__GIVEN EXERCISE__: Search the records below for the word "this" and show every line where it occurs.

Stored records
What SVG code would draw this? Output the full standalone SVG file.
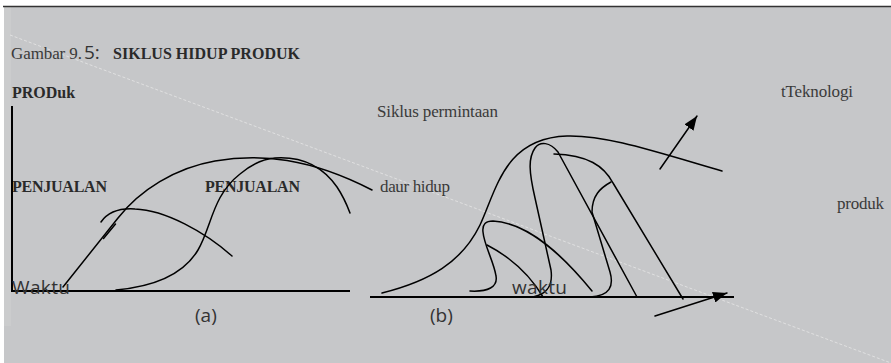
<svg xmlns="http://www.w3.org/2000/svg" width="891" height="363" viewBox="0 0 891 363">
<style>
.reg{font-family:"Liberation Serif","Times New Roman",serif;font-size:17px;fill:#3a3a3a}
.bold{font-family:"Liberation Serif","Times New Roman",serif;font-size:16px;font-weight:bold;fill:#2a2a2a}
.sans{font-family:"Open Sans","DejaVu Sans",sans-serif;font-size:19px;fill:#333}
.ln{fill:none;stroke:#000;stroke-width:1.5;stroke-linecap:round;stroke-linejoin:round}
.ax{fill:none;stroke:#000;stroke-width:2}
</style>
<defs>
<marker id="ah" markerUnits="userSpaceOnUse" markerWidth="15" markerHeight="11" refX="14" refY="5.5" orient="auto" viewBox="0 0 15 11">
<path d="M0,0 L14,5.5 L0,11 z" fill="#000"/>
</marker>
</defs>
<rect x="0" y="0" width="891" height="363" fill="#ffffff"/>
<rect x="4" y="6" width="887" height="357" fill="#c6c7c9"/>
<rect x="4" y="7" width="7" height="319" fill="#cbcccd"/>
<line x1="3" y1="6.5" x2="891" y2="6.5" stroke="#333" stroke-width="1.5"/>
<line x1="10" y1="35" x2="891" y2="363" stroke="#e6e6e6" stroke-width="0.8" stroke-dasharray="3 2"/>

<g id="title">
<text class="reg" x="11" y="59" textLength="71">Gambar 9.</text>
<text class="sans" x="84" y="59" font-size="20">5:</text>
<text class="bold" x="113" y="59" textLength="187">SIKLUS HIDUP PRODUK</text>
</g>

<g id="panel-a">
<text class="bold" x="12" y="98">PRODuk</text>
<text class="bold" x="12" y="192" textLength="95">PENJUALAN</text>
<text class="bold" x="205" y="192" textLength="95">PENJUALAN</text>
<path class="ax" d="M12,106 L12,291 L350,291"/>
<path class="ln" d="M63,287 L118,218 C140,190 175,168 215,161 C260,153 310,158 372,190"/>
<path class="ln" d="M103.5,238.5 L115.5,224"/>
<path class="ln" d="M101,222 C108,212 120,208 135,209 C165,210 205,232 232,256"/>
<path class="ln" d="M116,290 C160,286 185,272 198,250 C212,226 212,196 240,174 C252,164 262,159 275,158 C305,156 325,170 337,187 C343,196 347,205 350,213"/>
<text class="sans" x="12" y="294" textLength="58">Waktu</text>
<text class="sans" x="195" y="322">(a)</text>
</g>

<g id="panel-b">
<text class="reg" x="377" y="117" textLength="121">Siklus permintaan</text>
<text class="reg" x="380" y="192" textLength="70">daur hidup</text>
<text class="reg" x="781" y="97" textLength="72">tTeknologi</text>
<text class="reg" x="837" y="209" textLength="47">produk</text>
<path class="ax" d="M370,297 L734,297"/>
<path class="ln" d="M382,293 C430,281 462,262 480,225 C497,188 505,138 567,136 C605,135 650,150 722,171"/>
<path class="ln" d="M533,297 C548,294 553,285 551,270 L535,198 C529,172 528,158 535,148 C540,141 550,142 558,152 L637,297"/>
<path class="ln" d="M554,154 C588,155 604,166 613,183 L683,299"/>
<path class="ln" d="M611,182 C600,188 592,196 592,212 L610,272 C614,286 610,296 590,297"/>
<path class="ln" d="M470,291 C488,292 498,287 496,276 C494,262 484,245 483,232 C482,224 486,221 493,221 C530,223 565,258 592,291"/>
<path class="ln" d="M487,245 C510,257 530,275 543,297"/>
<text class="sans" x="512" y="294" textLength="55">waktu</text>
<text class="sans" x="430" y="322">(b)</text>
</g>

<g id="connectors">
<path class="ln" d="M660,169 L697,116" marker-end="url(#ah)"/>
<path class="ln" d="M655,316 L727,293" marker-end="url(#ah)"/>
</g>
</svg>
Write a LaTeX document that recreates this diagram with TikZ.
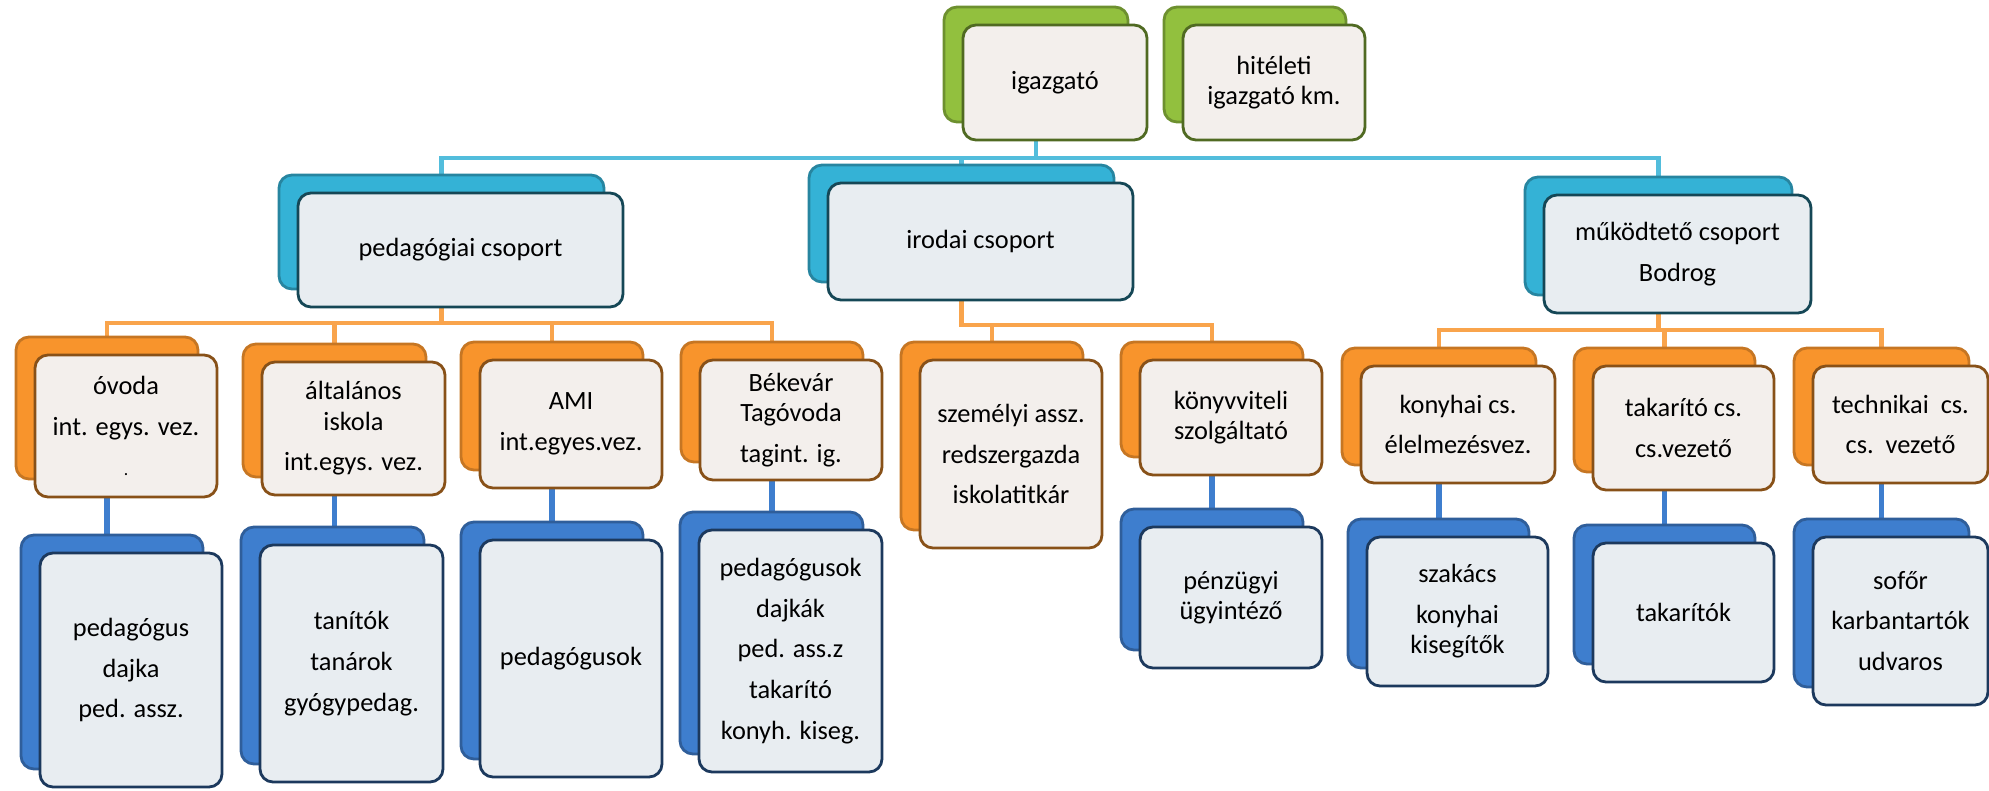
\documentclass[tikz,border=0pt]{standalone}
\usepackage{fontspec}
\setmainfont{Carlito}
\usetikzlibrary{shadows, backgrounds}
\definecolor{OffGreen}{RGB}{146, 192, 62}
\definecolor{OffCyan}{RGB}{52, 178, 214}
\definecolor{OffOrange}{RGB}{248, 148, 44}
\definecolor{OffBlue}{RGB}{62, 126, 206}
\definecolor{OffWarm}{RGB}{243, 239, 236}
\definecolor{OffCool}{RGB}{232, 237, 241}
\tikzset{
  card/.style={rectangle, rounded corners=1.3mm, line width=0.8pt, minimum width=18.2mm,
    align=center, inner sep=1pt, font=\fontsize{7.5}{8.6}\selectfont},
  chief/.style={card, draw=OffGreen!55!black, fill=OffWarm,
    copy shadow={shadow xshift=-1.9mm, shadow yshift=1.8mm, fill=OffGreen, draw=OffGreen!75!black}},
  grp/.style={card, draw=OffCyan!40!black, fill=OffCool,
    copy shadow={shadow xshift=-1.9mm, shadow yshift=1.8mm, fill=OffCyan, draw=OffCyan!75!black}},
  unit/.style={card, draw=OffOrange!55!black, fill=OffWarm,
    copy shadow={shadow xshift=-1.9mm, shadow yshift=1.8mm, fill=OffOrange, draw=OffOrange!80!black}},
  staff/.style={card, draw=OffBlue!45!black, fill=OffCool,
    copy shadow={shadow xshift=-1.9mm, shadow yshift=1.8mm, fill=OffBlue, draw=OffBlue!75!black}},
  grpline/.style={line width=1.2pt, OffCyan!85!white},
  unitline/.style={line width=1.3pt, OffOrange!85!white},
  staffline/.style={line width=1.5pt, OffBlue},
}
\begin{document}
\begin{tikzpicture}
  \useasboundingbox (0,0) rectangle (19.89,7.90);
  % vezetes
  \node[chief, minimum width=18.4mm, minimum height=11.5mm] (igaz) at (10.55,7.075) {igazgató};
  \node[chief, minimum height=11.5mm] (hit) at (12.74,7.075) {hitéleti\\igazgató km.};
  % csoportok
  \node[grp, minimum width=32.5mm, minimum height=11.4mm] (ped) at (4.605,5.40) {pedagógiai csoport};
  \node[grp, minimum width=30.5mm, minimum height=11.7mm] (iro) at (9.805,5.485) {irodai csoport};
  \node[grp, minimum width=26.7mm, minimum height=11.8mm] (muk) at (16.775,5.36) {működtető csoport\\[3pt]Bodrog};
  % egysegek
  \node[unit, minimum height=14.2mm] (ovoda) at (1.26,3.64) {óvoda\\[3pt]int. egys. vez.\\[3pt]{\tiny .}};
  \node[unit, minimum width=18.3mm, minimum height=13.3mm] (alt) at (3.535,3.615) {általános\\iskola\\[3pt]int.egys. vez.};
  \node[unit, minimum height=12.8mm] (ami) at (5.71,3.66) {AMI\\[3pt]int.egyes.vez.};
  \node[unit, minimum height=12mm] (bek) at (7.91,3.70) {Békevár\\Tagóvoda\\[3pt]tagint. ig.};
  \node[unit, minimum height=18.8mm] (szem) at (10.11,3.36) {személyi assz.\\[3pt]redszergazda\\[3pt]iskolatitkár};
  \node[unit, minimum height=11.5mm] (konyv) at (12.31,3.725) {könyvviteli\\szolgáltató};
  \node[unit, minimum width=19.4mm, minimum height=11.7mm] (konyh) at (14.58,3.655) {konyhai cs.\\[3pt]élelmezésvez.};
  \node[unit, minimum width=18.1mm, minimum height=12.4mm] (tak) at (16.835,3.62) {takarító cs.\\[3pt]cs.vezető};
  \node[unit, minimum width=17.5mm, minimum height=11.7mm] (tech) at (19.005,3.655) {technikai\ \ cs.\\[3pt]cs.\ \ vezető};
  % dolgozok
  \node[staff, minimum height=23.4mm] (pedg) at (1.31,1.20) {pedagógus\\[3pt]dajka\\[3pt]ped. assz.};
  \node[staff, minimum width=18.3mm, minimum height=23.7mm] (tan) at (3.515,1.265) {tanítók\\[3pt]tanárok\\[3pt]gyógypedag.};
  \node[staff, minimum height=23.7mm] (pedk) at (5.71,1.315) {pedagógusok};
  \node[staff, minimum width=18.3mm, minimum height=24.2mm] (bekb) at (7.905,1.39) {pedagógusok\\[3pt]dajkák\\[3pt]ped. ass.z\\[3pt]takarító\\[3pt]konyh. kiseg.};
  \node[staff, minimum height=14.1mm] (penz) at (12.31,1.925) {pénzügyi\\ügyintéző};
  \node[staff, minimum width=18.1mm, minimum height=14.9mm] (szak) at (14.575,1.785) {szakács\\[3pt]konyhai\\kisegítők};
  \node[staff, minimum width=18.1mm, minimum height=13.9mm] (takk) at (16.835,1.775) {takarítók};
  \node[staff, minimum width=17.5mm, minimum height=16.8mm] (sof) at (19.005,1.69) {sofőr\\[3pt]karbantartók\\[3pt]udvaros};
  % osszekotok
  \begin{scope}[on background layer]
    \foreach \g in {ped, iro, muk}
      \draw[grpline] ([xshift=-1.9mm]igaz.center) -- ++(0,-0.755) -| ([xshift=-1.9mm]\g.center);
    \foreach \u in {ovoda, alt, ami, bek}
      \draw[unitline] ([xshift=-1.9mm]ped.center) -- ++(0,-0.73) -| ([xshift=-1.9mm]\u.center);
    \foreach \u in {szem, konyv}
      \draw[unitline] ([xshift=-1.9mm]iro.center) -- ++(0,-0.835) -| ([xshift=-1.9mm]\u.center);
    \foreach \u in {konyh, tak, tech}
      \draw[unitline] ([xshift=-1.9mm]muk.center) -- ++(0,-0.76) -| ([xshift=-1.9mm]\u.center);
    \foreach \u/\s in {ovoda/pedg, alt/tan, ami/pedk, bek/bekb, konyv/penz, konyh/szak, tak/takk, tech/sof}
      \draw[staffline] ([xshift=-1.9mm]\u.center) -- ([xshift=-1.9mm]\u.center |- \s.center);
  \end{scope}
\end{tikzpicture}
\end{document}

__TASK OUTPUT__:
What SVG code would draw this? Output the full standalone SVG file.
Write a LaTeX document that recreates this diagram with TikZ.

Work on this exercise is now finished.